With all of this data comes a further challenge—and thus an opportunity: ensuring security for and gaining the trust of those users who are generating the data. The potential malicious manipulation of connected cars (a projected 250,000 cars will be connected to the Internet by 2020) and the possible disruption of heavily connected energy infrastructures are just two examples of the dangers that cyberattacks pose. In a world where data privacy and protection will soon become its own subset of economic opportunities within IoT development, Switzerland could play a key role. There is, after all, a lot to be said for Switzerland’s stability—economic, political, and social—in an ultra-globalized market in which data security is a top priority.

The experts converge

After the introduction, it was time for the over 30 industry experts attending the November 2015 Business Day to come up with some solutions to the challenges facing IoT development in Switzerland. One solution proposed was to capitalize on Swiss strengths in hardware to create a fully connected ecosystem. By building vertically integrated solutions directly into the hardware—having devices that interact smoothly between themselves at the deepest architectural level—Switzerland could come out ahead in a typically software-driven market.

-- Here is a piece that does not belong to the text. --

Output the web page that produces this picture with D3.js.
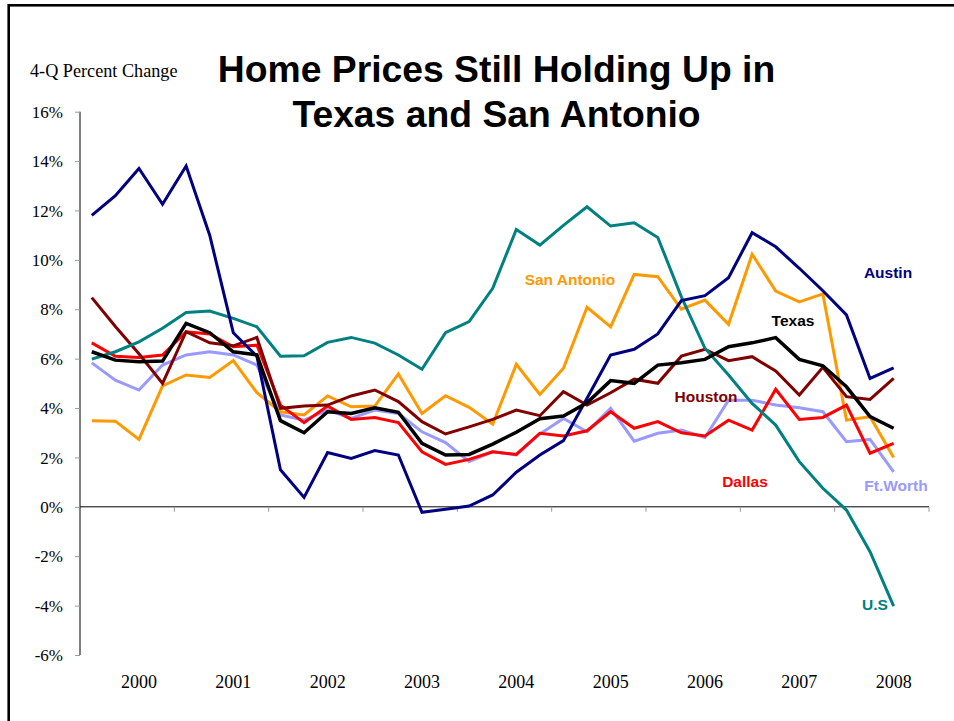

And what if—with the aim of capitalizing on Switzerland’s existing strengths in this field—a nationwide research program was launched? Such a program could, for example, take the form of one of the country’s well-established and highly effective National Centres of Competence in Research (NCCR). Such an NCCR could federate research and technology organizations such as CSEM, industry partners, and academic powerhouses such as ETHZ and EPFL. Taking advantage of this rich R&D ecosystem—a system that already benefits from healthy cross-institutional integration and generous support from the public sector—Switzerland could come out on top in the IoT race. All that is required is that policy makers and experts converge on a shared path to competitive development.